A new Smithsonian exhibition takes a bite out of an important but underreported public health issue: food, where it comes from, and who has access to it.
Running through September, "Food for the People: Eating and Activism in Greater Washington" is an indoor/outdoor exhibition at the Anacostia Community Museum in southeast Washington, D.C. It brings to light the history of the American food system and activism around issues of food justice. The exhibition was deeply shaped by the activism and research of Johns Hopkins University PhD candidate Dominique Hazzard, who served as the junior curator for the exhibit under Samir Meghelli, senior curator at the Anacostia Community Museum.
Hazzard turned to environmental activism more than 15 years ago as a high school student involved in the youth climate movement. She began researching and community organizing around food during her undergraduate days at Wellesley College.
"Food is one of the most intimate ways that we interact with the environment on a daily basis," Hazzard says. "And food access is a critical issue in Prince George's County, where I'm from, and here in D.C., proper," where she now resides.
She joined DC Greens, a nonprofit organization dedicated to building public health equity through food access, as an outreach specialist in 2014. There, she managed community engagement for a major district food access program. She also organized the "Grocery Walk," a two-mile march protesting the long distance many Ward 8 residents would have to walk to reach a grocery store.
She left DC Greens to join the History PhD program at Johns Hopkins, where her early research explored the origins of Washington's "grocery gap." She continued this line of research at the museum, and it is featured prominently in "Food for the People." While conducting oral histories with Washington residents for the exhibition, Hazzard met Vivian Williams, now in her 90s, who was among a group of Black women in the 1960s who organized boycotts of District grocery stores. Williams and her contemporaries were so successful in their community organizing efforts 60 years ago that they moved Congress to launch a nationwide investigation into grocery stores and the practice of price gouging customers in Black neighborhoods.

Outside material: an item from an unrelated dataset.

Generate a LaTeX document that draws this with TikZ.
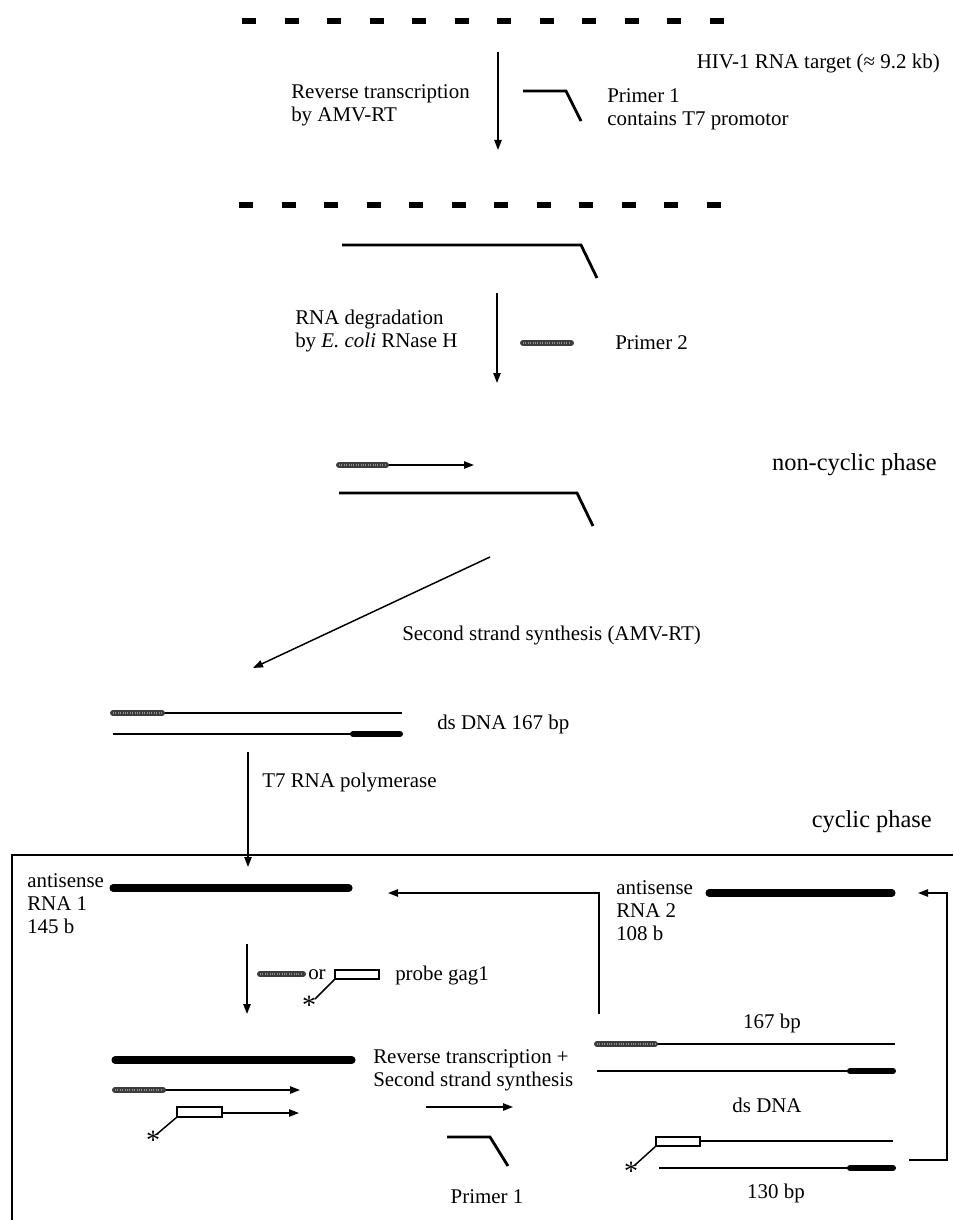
\documentclass[tikz,border=0pt]{standalone}
\usepackage{fontspec}
\setmainfont{Liberation Serif}
\usepackage{tikz}
\usetikzlibrary{arrows.meta}
\definecolor{primgray}{HTML}{3c3c3c}
\definecolor{primspeck}{HTML}{8c8c8c}
\definecolor{strandblk}{HTML}{000000}

\begin{document}
\begin{tikzpicture}[x=0.75pt,y=-0.75pt,
  lbl/.style={inner sep=0pt,font=\fontsize{15.7}{17.3}\selectfont,align=left},
  phase/.style={inner sep=0pt,font=\fontsize{18.3}{21}\selectfont},
  star/.style={inner sep=0pt,font=\fontsize{21}{21}\selectfont,anchor=north},
  rnadash/.style={strandblk,line width=5pt,dash pattern=on 10.5pt off 21.4pt},
  ssline/.style={strandblk,line width=1.1pt},
  kinked/.style={strandblk,line width=2.1pt,line join=miter},
  rnabar/.style={strandblk,line width=5.3pt,line cap=round},
  dsend/.style={strandblk,line width=4.5pt,line cap=round},
  grayprim/.style={primgray,line width=4.5pt,line cap=round,
    postaction={draw,primspeck,line width=1.8pt,line cap=butt,dash pattern=on 0.7pt off 1.1pt}},
  probebox/.style={strandblk,line width=1.1pt,fill=white},
  flow/.style={line width=1.1pt,-{Triangle[length=7.5pt,width=5.5pt]}}]
  \useasboundingbox (0,0) rectangle (953,1220);

  % non-cyclic phase
  \draw[rnadash] (242,21) -- (724,21);
  \node[lbl,anchor=east] (target) at (940,63) {HIV-1 RNA target (≈ 9.2 kb)};
  \coordinate (rt1s) at (498,52);
  \coordinate (rt1e) at (498,150);
  \draw[flow] (rt1s) -- (rt1e);
  \node[lbl,anchor=west] (rtlbl) at (291,105) {Reverse transcription\\by AMV-RT};
  \draw[kinked] (523,91) -- (566,91) -- (581,121);
  \node[lbl,anchor=west] (p1lbl) at (607,109) {Primer 1\\contains T7 promotor};

  \draw[rnadash] (239,205) -- (721,205);
  \draw[kinked] (342,245) -- (581,245) -- (597,278);
  \coordinate (deg1s) at (497,293);
  \coordinate (deg1e) at (497,383);
  \draw[flow] (deg1s) -- (deg1e);
  \node[lbl,anchor=west] (deglbl) at (295,331) {RNA degradation\\by \emph{E. coli} RNase H};
  \draw[grayprim] (523,343) -- (571,343);
  \node[lbl,anchor=west] (p2lbl) at (615,343) {Primer 2};

  \coordinate (ext1s) at (386,465);
  \coordinate (ext1e) at (474,465);
  \draw[flow] (ext1s) -- (ext1e);
  \draw[grayprim] (339,465) -- (386,465);
  \node[phase,anchor=east] (ncphase) at (937,465) {non-cyclic phase};
  \draw[kinked] (339,493) -- (577,493) -- (593,526);

  \coordinate (sss) at (490,557);
  \coordinate (sse) at (253,668);
  \draw[flow] (sss) -- (sse);
  \node[lbl,anchor=west] (sslbl) at (402,635) {Second strand synthesis (AMV-RT)};

  \draw[ssline] (162,713) -- (402,713);
  \draw[grayprim] (113,713) -- (162,713);
  \draw[ssline] (113,734) -- (353,734);
  \draw[dsend] (353,734) -- (400,734);
  \node[lbl,anchor=west] (dslbl) at (437,724) {ds DNA 167 bp};
  \coordinate (t7s) at (248,752);
  \coordinate (t7e) at (248,867);
  \draw[flow] (t7s) -- (t7e);
  \node[lbl,anchor=west] (t7lbl) at (262,782) {T7 RNA polymerase};
  \node[phase,anchor=east] (cphase) at (932,822) {cyclic phase};

  % cyclic phase
  \draw[line width=1.1pt] (953,855) -- (12,855) -- (12,1220);

  \node[lbl,anchor=west] (rna1lbl) at (27,904) {antisense\\RNA 1\\145 b};
  \draw[rnabar] (113,888) -- (349,888);
  \coordinate (ret1a) at (599,1014);
  \coordinate (ret1b) at (599,893);
  \coordinate (ret1c) at (388,893);
  \draw[flow] (ret1a) -- (ret1b) -- (ret1c);
  \node[lbl,anchor=west] (rna2lbl) at (616,911) {antisense\\RNA 2\\108 b};
  \draw[rnabar] (709,893) -- (892,893);
  \coordinate (ret2a) at (909,1160);
  \coordinate (ret2b) at (947,1160);
  \coordinate (ret2c) at (947,893);
  \coordinate (ret2d) at (918,893);
  \draw[flow] (ret2a) -- (ret2b) -- (ret2c) -- (ret2d);

  \coordinate (anns) at (247,944);
  \coordinate (anne) at (247,1014);
  \draw[flow] (anns) -- (anne);
  \draw[grayprim] (260,974) -- (303,974);
  \node[lbl,anchor=west] (orlbl) at (308,975) {or};
  \draw[probebox] (335,970) rectangle (379,979);
  \draw[ssline] (335,979) -- (315,999);
  \node[star] (star1) at (309,996) {*};
  \node[lbl,anchor=west] (probelbl) at (395,975) {probe gag1};

  \draw[rnabar] (115,1060) -- (352,1060);
  \coordinate (ext2s) at (163,1090);
  \coordinate (ext2e) at (300,1090);
  \draw[flow] (ext2s) -- (ext2e);
  \draw[grayprim] (115,1090) -- (163,1090);
  \draw[probebox] (177,1107) rectangle (222,1117);
  \coordinate (ext3s) at (222,1113);
  \coordinate (ext3e) at (299,1113);
  \draw[flow] (ext3s) -- (ext3e);
  \draw[ssline] (177,1117) -- (157,1134);
  \node[star] (star2) at (153,1131) {*};

  \node[lbl,anchor=west] (rt2lbl) at (373,1070) {Reverse transcription +\\Second strand synthesis};
  \coordinate (rt2s) at (426,1107);
  \coordinate (rt2e) at (513,1107);
  \draw[flow] (rt2s) -- (rt2e);
  \draw[kinked] (447,1137) -- (490,1137) -- (508,1166);
  \node[lbl] (p1blbl) at (487,1197) {Primer 1};

  \node[lbl] (bp167) at (772,1023) {167 bp};
  \draw[ssline] (655,1044) -- (895,1044);
  \draw[grayprim] (597,1044) -- (655,1044);
  \draw[ssline] (597,1071) -- (850,1071);
  \draw[dsend] (850,1071) -- (893,1071);
  \node[lbl] (dsdna) at (767,1105) {ds DNA};
  \draw[probebox] (656,1137) rectangle (700,1146);
  \draw[ssline] (700,1141) -- (893,1141);
  \draw[ssline] (656,1146) -- (635,1165);
  \node[star] (star3) at (631,1162) {*};
  \draw[ssline] (659,1168) -- (850,1168);
  \draw[dsend] (850,1168) -- (893,1168);
  \node[lbl] (bp130) at (776,1193) {130 bp};
\end{tikzpicture}
\end{document}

"This current era of activism around food apartheid is the second wave of what they started in the '60s," says Hazzard, who is still active in local food justice efforts. "We are using a lot of the same strategies, whether it's protest, policy, or building alternatives like cooperative grocery stores and Black-owned businesses. There are a lot of similar solutions taking shape."
And yet, racism in the food system persists. Even today, Washington's wealthiest—and whitest—ward has one full-service grocery store for every 9,336 residents, whereas the least wealthy ward with the highest ratio of Black residents has one grocery store for every 85,160 residents, according to Hazzard and Meghelli.
Hazzard says she hopes the exhibition opens the eyes of museum-goers to the ways food justice is intimately connected to racial and environmental justice. The exhibition highlights the vital roles farm workers and food service workers play in our food system, while decrying the unjust working conditions they endure and how both groups have been strategically denied fair labor protections. Throughout, the exhibition traces these contemporary labor practices to the legacies of slavery and Jim Crow.
The exhibition, which was awarded the 2022 Smithsonian Award for Excellence in Exhibitions, is open through September and features interactive elements. Visitors can trace the journey of a chicken wing through the food system, look behind the scenes at the making of a public school lunch, and view artifacts including soil from the plantation where Frederick Douglass was enslaved and a "government cheese" box from the 1980s. Hazzard's own work with DC Greens is even featured in the exhibition—curator Meghelli encouraged her to display the megaphone she used at her Grocery Walk.
Now, Hazzard sees her own organizing efforts as part of the interconnected web of food justice history, and she can visit it all just a few blocks away from her Anacostia home. Much closer, in fact, than her nearest grocery store.